Of course, this luxury is only harmless while the grown-ups act grown up. These protesters, however, have no coherent idea what they're after. In general, there is talk of a better shake for the world's poor, yet the demonstrators appear to be against the only thing giving the world's poorest nations any hope at all: continued global economic growth, led by import-happy Americans whose purchases help put food on the table from Bolivia to Bangladesh.

That is why, young and handsome and idealistic as these protesters so often are, it is important to crush them — figuratively, of course — if they won't go home and find other means of exorcising their great guilt at their own good fortune. You may not like the collection of aging white men who, thanks in part to the power of corporations, lead the world's richest nations. But for all their flaws, the economic vision they represent is infinitely more plausible and more humane than the one their critics appear unable even to articulate.

And while these demonstrators mainly demonstrate how wildly successful capitalism has been in the various G-8 countries, their ideas are a threat to the very people they seem bent on helping. The worry is that a few of the G-8 leaders, experienced at caving in to protesting train workers and the like, will lose a little of their fervor not only for international conferences, but also for internationalism generally.

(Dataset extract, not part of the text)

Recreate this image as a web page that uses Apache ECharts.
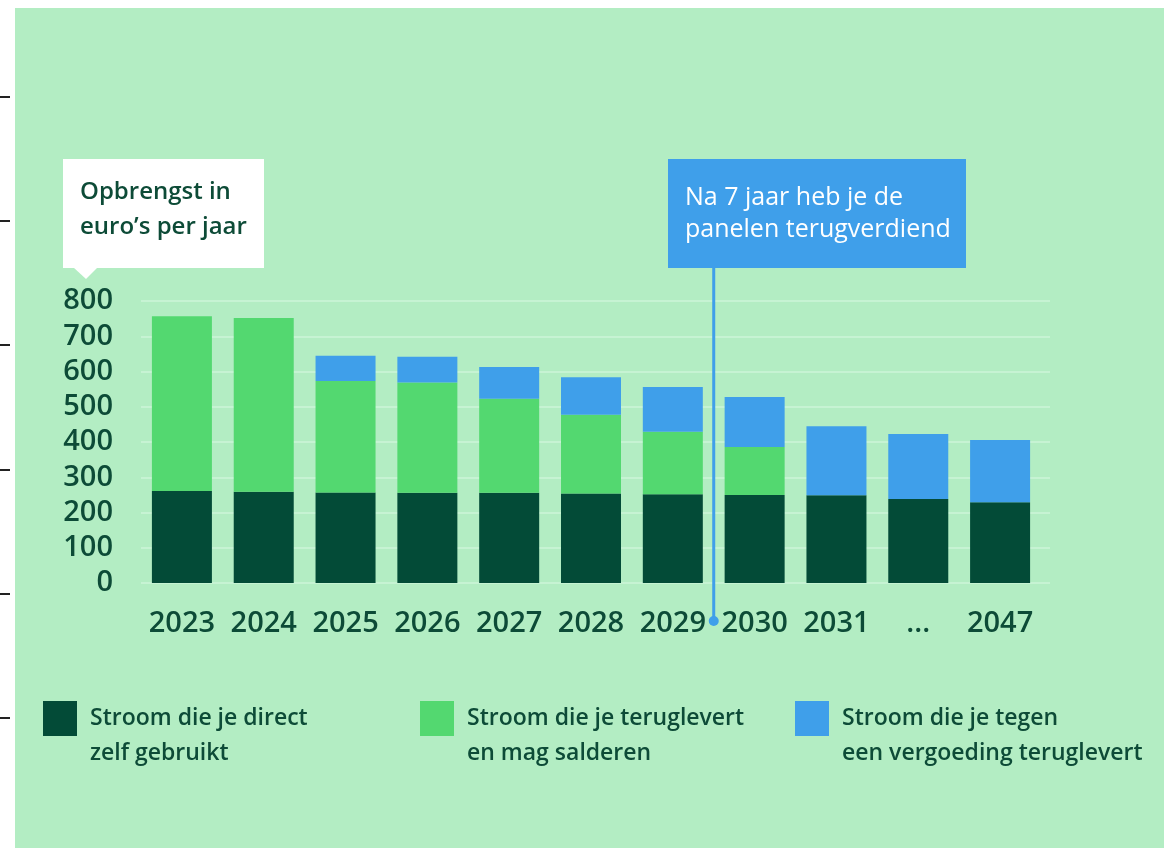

Soon after the Genoa meetings ended last month, for instance, President Jacques Chirac of France said it was time to give serious thought to what was prompting so many people to turn up in the streets. "There is an anxiety, a concern there," Mr. Chirac said. "We cannot pretend that it doesn't exist."

Le Monde went further. "Public opinion will no longer support these reunions, the violence they trigger and the decisions they produce," it wrote. "It is time to review the formula."

But how can it be bad that some of the world's leaders meet? And what about the hundreds of millions of people around the world who benefit from the decisions that come from these sessions? For the world's downtrodden, the rise of global trade and investment is the best hope not just for a better life but also for greater human rights, political power and a more peaceful world. The other things that have been tried so far, like collectivized agriculture and huge foreign loans, are part of a litany of failures with side effects too vast to enumerate here.

All we need now are Western leaders with the guts to act on what they already know.